Sign up for newsletter
 

Bill Anderson whispers his way through bluegrass

By Dan MacIntosh, December 2007

Page 2...

An older Anderson song on the album, "The Cold Hard Facts of Life," was also a hit for the late Porter Wagoner.

"I went to see Porter in the hospital on Sunday before he passed away the next weekend (in October)," Anderson remembers. "And a lot of people had been there, but they left. And I had about an hour to just sit and talk with Porter, and it was a wonderful hour. I wouldn't take anything in the world for it. And I told him at that point - he was laying up there in the bed, he was fully lucid and knew everything that was going on – I said, ‘I just recorded a bluegrass album, and I cut a bluegrass version of ‘The Cold Hard Facts Of Life.' And he broke into this big grin, I mean, it was like he was gonna laugh. He said, ‘Oh man, I can't wait to hear that. I never really thought about it, but that would make a really good bluegrass song.' And I said, ‘Yeah, several people die in there (in the song), and you've got to have people dying in bluegrass songs.' And he just laughed, and we had a big laugh over that. And I will remember that forever."

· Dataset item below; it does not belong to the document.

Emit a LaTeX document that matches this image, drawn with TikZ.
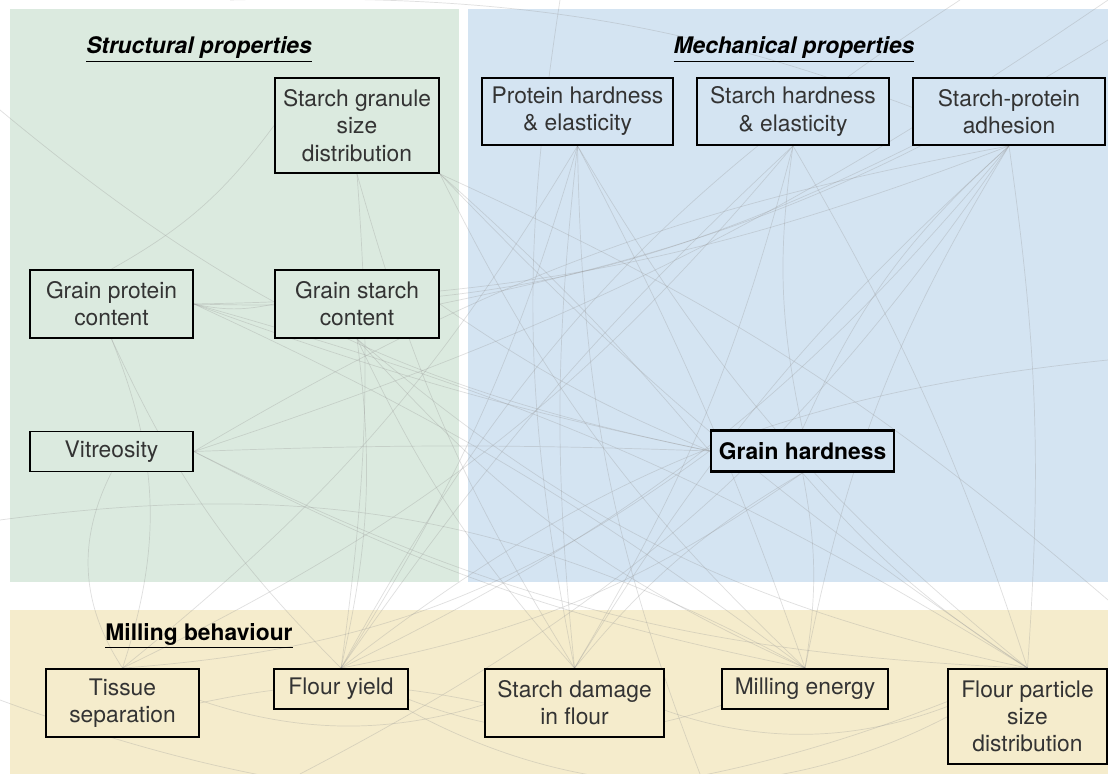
\documentclass[tikz,border=0pt]{standalone}
\usepackage{fontspec}
\setmainfont{TeX Gyre Heros}
\usetikzlibrary{positioning}

\definecolor{structgreen}{RGB}{219,234,223}
\definecolor{mechblue}{RGB}{212,228,242}
\definecolor{millyellow}{RGB}{245,236,204}
\definecolor{webgray}{RGB}{150,150,150}

\pgfdeclarelayer{panels}
\pgfdeclarelayer{webs}
\pgfsetlayers{panels,webs,main}

\tikzset{
  prop/.style={draw=black, line width=0.9pt, align=center, inner sep=0pt,
    font=\fontsize{11.4}{13.6}\selectfont, text=black!80},
  heading/.style={font=\fontsize{11.4}{13.6}\selectfont\bfseries, text=black},
  web/.style={draw=webgray, opacity=0.3, line width=0.35pt}
}

\begin{document}
\begin{tikzpicture}[x=0.5pt, y=-0.5pt]
\clip (0,0) rectangle (1108,774);

\begin{pgfonlayer}{panels}
\fill[white] (0,0) rectangle (1108,774);
\fill[structgreen] (10,9) rectangle (459,582);
\fill[mechblue] (468,9) rectangle (1108,582);
\fill[millyellow] (10,610) rectangle (1108,774);
\end{pgfonlayer}

\node[heading] (structTitle) at (199,50) {\itshape\underline{Structural properties}};
\node[heading] (mechTitle) at (794,50) {\itshape\underline{Mechanical properties}};
\node[heading] (millTitle) at (199,636) {\underline{Milling behaviour}};

\node[prop, fill=structgreen, minimum width=82, minimum height=47.5] (granule) at (357,125.5) {Starch granule\\size\\distribution};
\node[prop, fill=structgreen, minimum width=81.5, minimum height=34] (protein) at (111.5,304) {Grain protein\\content};
\node[prop, fill=structgreen, minimum width=82, minimum height=34] (starch) at (357,304) {Grain starch\\content};
\node[prop, fill=structgreen, minimum width=81.5, minimum height=20] (vitreo) at (111.5,451.5) {Vitreosity};

\node[prop, fill=mechblue, minimum width=95.5, minimum height=33.5] (protHard) at (577.5,111.5) {Protein hardness\\\& elasticity};
\node[prop, fill=mechblue, minimum width=96, minimum height=33.5] (starchHard) at (793,111.5) {Starch hardness\\\& elasticity};
\node[prop, fill=mechblue, minimum width=96, minimum height=33.5] (adhesion) at (1009,111.5) {Starch-protein\\adhesion};
\node[prop, fill=mechblue, line width=1.4pt, minimum width=91.5, minimum height=20.5,
  font=\fontsize{11.4}{13.6}\selectfont\bfseries, text=black] (hardness) at (802.5,451) {Grain hardness};

\node[prop, fill=millyellow, minimum width=76.5, minimum height=34] (tissue) at (122.5,703) {Tissue\\separation};
\node[prop, fill=millyellow, minimum width=67, minimum height=20] (yield) at (341,689) {Flour yield};
\node[prop, fill=millyellow, minimum width=89.5, minimum height=34] (damage) at (574.5,703) {Starch damage\\in flour};
\node[prop, fill=millyellow, minimum width=83, minimum height=20] (energy) at (805,689) {Milling energy};
\node[prop, fill=millyellow, minimum width=79.5, minimum height=47.5] (particle) at (1027.5,716.5) {Flour particle\\size\\distribution};

\coordinate (edgeA) at (0,110);
\coordinate (edgeB) at (230,0);
\coordinate (edgeC) at (560,0);
\coordinate (edgeD) at (960,0);
\coordinate (edgeE) at (1108,40);
\coordinate (edgeF) at (1108,360);
\coordinate (edgeG) at (0,520);
\coordinate (edgeH) at (300,774);
\coordinate (edgeI) at (700,774);
\coordinate (edgeJ) at (1108,600);
\coordinate (edgeK) at (0,700);
\coordinate (edgeL) at (1108,0);

\begin{pgfonlayer}{webs}
\foreach \from/\to/\bend in {
  protein.east/hardness.west/-4, protein.east/adhesion.south/-10, protein.east/particle.north/8,
  protein.east/energy.north/6, protein.south/tissue.north/20, protein.south/yield.north/-10,
  protein.east/starch.west/-12,
  vitreo.east/hardness.west/2, vitreo.east/energy.north/-8, vitreo.east/particle.north/-12,
  vitreo.east/adhesion.south/10, vitreo.south/tissue.north/-30,
  granule.south/yield.north/6, granule.south/damage.north/-8, granule.south east/particle.north/-6,
  granule.south east/hardness.west/4, granule.south east/energy.north/-10, granule.west/protein.north/12,
  protHard.south/yield.north/8, protHard.south/damage.north/-6, protHard.south/energy.north/4,
  protHard.south/particle.north/-10, protHard.south/tissue.north/10,
  starchHard.south/yield.north/-6, starchHard.south/damage.north/8, starchHard.south/particle.north/6,
  starchHard.south/hardness.north/-10, starchHard.south/tissue.north/12,
  adhesion.south/damage.north/-8, adhesion.south/yield.north/12, adhesion.south/particle.north/6,
  adhesion.south/energy.north/-10, adhesion.south west/protein.east/14, adhesion.south/hardness.north/-12,
  starch.south/yield.north/10, starch.south/damage.north/-8, starch.south/energy.north/-12,
  starch.east/hardness.west/-6, starch.south/particle.north/-14,
  hardness.south/energy.north/10, hardness.south/particle.north/-8, hardness.south/yield.north/12,
  hardness.south/damage.north/-10, hardness.west/tissue.north/16,
  tissue.east/damage.west/12, yield.north/particle.north/-35, damage.north/particle.north/-30,
  yield.north/energy.north/-28, tissue.north/damage.north/-26,
  edgeA/hardness.west/-14, edgeB/adhesion.south/12, edgeC/damage.north/-10, edgeD/yield.north/-14,
  edgeE/starch.east/10, edgeF/yield.north/-16, edgeG/energy.north/18, edgeH/adhesion.south/-14,
  edgeI/protHard.south/10, edgeJ/granule.south east/-8, edgeK/particle.north/-22, edgeL/vitreo.east/8}
  \draw[web] (\from) to[bend left=\bend] (\to);
\end{pgfonlayer}
\end{tikzpicture}
\end{document}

If you know anything about Wagoner's music, you're well aware how plenty of people die or at the very least go crazy in his songs. It almost seems as though Anderson wrote "The Cold Hard Facts Of Life" especially for Wagoner. But, surprisingly, such is not the case.

"I never have written very much for any particular artist," Anderson clarifies. "I've always just tried to find a song and then let it find its home. A few times, when I've written with artists, maybe we'll try to write something specifically for them. But most the time, I just try to write a song, get the most out of it that I can and then see who it sounds like when I get finished. And take it to that person."

One of Anderson's best ever songs is "Whiskey Lullaby," a huge hit for Brad Paisley and Alison Krauss. It does not appear on his new recording, but the story behind it gives great insight into the evolution of a great song.

"Jon Randall (the song's co-writer) had been going through a rough time in his life," Anderson begins. "I had run into Jon about three weeks or so before our writing date – we already had the date on the books. I ran into him one day in the parking lot at a publishing company over on Music Row."

"And I just said, ‘Hey Jon, how are you doing?"' He said it hadn't been a real good day. He said, ‘Today alone, I have lost my publishing deal, my writing deal, I have lost my recording contract, and I just found out my wife has filed for divorce.' Then he looked at his watch and he said, ‘And it's only 2:30.' He laughed. And I laughed. Good gosh, it was almost funny. It would be funny if it weren't so sad."

"Jon and I got together about three weeks after that," Anderson continues. "And I came to find out that after he left the parking lot that day, he went to a friend's house and proceeded to pretty much get out of it for a couple of weeks. He just kind of drank himself into oblivion and slept on his friend's couch. When the whole thing was over, after a couple of weeks, he decided he needed to get his back act together, straighten up and face reality. He told his friend how sorry he was for everything that he had done. And (his friend) said, ‘That's all right Jon, I've put the bottle to my head and pulled the trigger a few times.' So Jon made note of that line, as a good songwriter will do; you don't let a line like that get away."

"When Jon and I got together to write, as happens a lot with co-writing sessions, you say to each other, ‘Well, have you got an idea?' So, Jon says to me that day, ‘So, have you got an idea?' And I said, ‘Yeah, I've been toying with a phrase that I like. It's kind of an imagery thing. I've been wanting to write a song called ‘Midnight Cigarette.' The idea would be a love went out or faded out or one person put it out like the burning end of a midnight cigarette. That just paints a really vivid picture to me.' And he said, ‘Boy, I love that!' We wrote down: ‘She put him out like the burning end of a midnight cigarette.' And then he turned to me and said, ‘I've got a line that's kind of been on my mind.' He picked up his guitar, and he said, ‘He put the bottle to his head and pulled the trigger.' And as soon as he said that, I said, ‘Well, let's just forget about the midnight cigarette idea; let's write your idea. So the way it turned out, we blended them together. The ‘midnight cigarette' is in the opening line of ‘Whiskey Lullaby.' Then we just kind of went from there."

You might assume these two knew right away they'd created magic. But bells and whistles don't always sound every time a wonderful song is penned.

"You know, you don't ever know whether you've got something great or not," Anderson admits. "You don't know if you've got something commercial or not. The only thing you know when you've finished writing a song, is whether you've gotten everything out of that idea that was in there to get out - if you've extracted everything that was to be extracted from it. And I really thought that we had done that. I almost had to twist Jon's arm to get him to come in and do a demo. I said, ‘Jon this song is really something special. We need to put it down and make a good demo on it.' He wasn't as excited about doing that as I was."